The debate about the future of health care has taken an ugly turn. President Obama's attempt to provide health care to all Americans has been hijacked by protesters who fear death panels. The real issue, however, is that what people fear is death itself. No one likes to think of their own death. However, people die, for all sorts of reasons. In most cases, death is a process, and within that process, there is time to contemplate one's death, how one would want to die, and to learn how death occurs. Simply discussing death does not mean you are going to die. For many people, discussing the dying process helps take the fear away. It gives them time to determine what is important to them, what needs to be resolved before their death,and time to see family and friends.

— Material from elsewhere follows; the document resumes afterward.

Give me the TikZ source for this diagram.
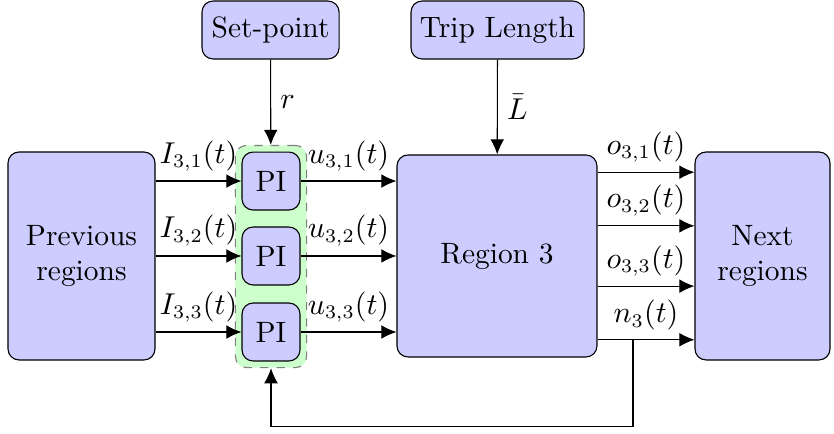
\documentclass[tikz,border=0pt]{standalone}
\usepackage{amsmath}
\usepackage{tikz}
\usetikzlibrary{arrows.meta,positioning,fit,backgrounds,calc}

\begin{document}
\begin{tikzpicture}[x=1cm,y=1cm,font=\fontsize{10.7}{12.9}\selectfont,
  blk/.style={draw,fill=blue!20,rounded corners=4pt,align=center,inner sep=2pt},
  sig/.style={-{Latex[length=5.5pt,width=5pt]}}]
\useasboundingbox (0,0) rectangle (10.651,5.530);

\node[blk,minimum width=1.877cm,minimum height=2.656cm] (prev) at (1.041,2.261) {Previous\\regions};
\node[blk,minimum size=0.74cm] (pi1) at (3.461,3.218) {PI};
\node[blk,minimum size=0.74cm] (pi2) at (3.461,2.261) {PI};
\node[blk,minimum size=0.74cm] (pi3) at (3.461,1.290) {PI};
\node[blk,minimum width=2.554cm,minimum height=2.580cm] (reg) at (6.347,2.261) {Region 3};
\node[blk,minimum width=1.724cm,minimum height=2.656cm] (next) at (9.738,2.261) {Next\\regions};
\node[blk,minimum width=1.75cm,minimum height=0.74cm] (sp) at (3.455,5.147) {Set-point};
\node[blk,minimum width=2.21cm,minimum height=0.74cm] (tl) at (6.354,5.147) {Trip Length};

\begin{scope}[on background layer]
\node[draw=gray,dashed,fill=green!20,rounded corners=4pt,inner sep=2.2pt,fit=(pi1)(pi2)(pi3)] (grp) {};
\end{scope}

\draw[sig] (sp) -- (grp) node[midway,right] {$r$};
\draw[sig] (tl) -- (reg) node[midway,right] {$\bar{L}$};

\draw[sig] (prev.east|-pi1) -- (pi1) node[midway,above] {$I_{3,1}(t)$};
\draw[sig] (prev.east|-pi2) -- (pi2) node[midway,above] {$I_{3,2}(t)$};
\draw[sig] (prev.east|-pi3) -- (pi3) node[midway,above] {$I_{3,3}(t)$};
\draw[sig] (pi1) -- (reg.west|-pi1) node[midway,above] {$u_{3,1}(t)$};
\draw[sig] (pi2) -- (reg.west|-pi2) node[midway,above] {$u_{3,2}(t)$};
\draw[sig] (pi3) -- (reg.west|-pi3) node[midway,above] {$u_{3,3}(t)$};

\draw[sig] ([yshift=1.07cm]reg.east) -- ([yshift=1.07cm]next.west) node[midway,above] {$o_{3,1}(t)$};
\draw[sig] ([yshift=0.385cm]reg.east) -- ([yshift=0.385cm]next.west) node[midway,above] {$o_{3,2}(t)$};
\draw[sig] ([yshift=-0.385cm]reg.east) -- ([yshift=-0.385cm]next.west) node[midway,above] {$o_{3,3}(t)$};
\draw[sig] ([yshift=-1.07cm]reg.east) coordinate (nout) -- ([yshift=-1.07cm]next.west) node[midway,above] {$n_3(t)$};

% feedback of n_3 to the controllers
\coordinate (fb) at (8.084,0.089);
\draw[sig] (nout -| fb) -- (fb) -| (grp.south);
\end{tikzpicture}
\end{document}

When I was a renal social worker, advance directives were an integral part of the work that I did with dialysis patients. Having an advance directive gives people power and control over their death. It allows them to say what they want or don't want. The important thing about an advance directive is that it allows the person to have their wishes followed when they are no longer in a position to say what they want. I found that people welcomed the chance to express their feelings. An advance directive can be changed, so if a person changes their mind about an issue, the a.d. can reflect that change.
It is good to talk about death and dying. Dying is a part of living. How many times do you hear that a beloved grandparent has died just weeks before the arrival of a new baby? The circle of life is a beautiful one, and by talking about it and showing respect for the individual, we honor that person.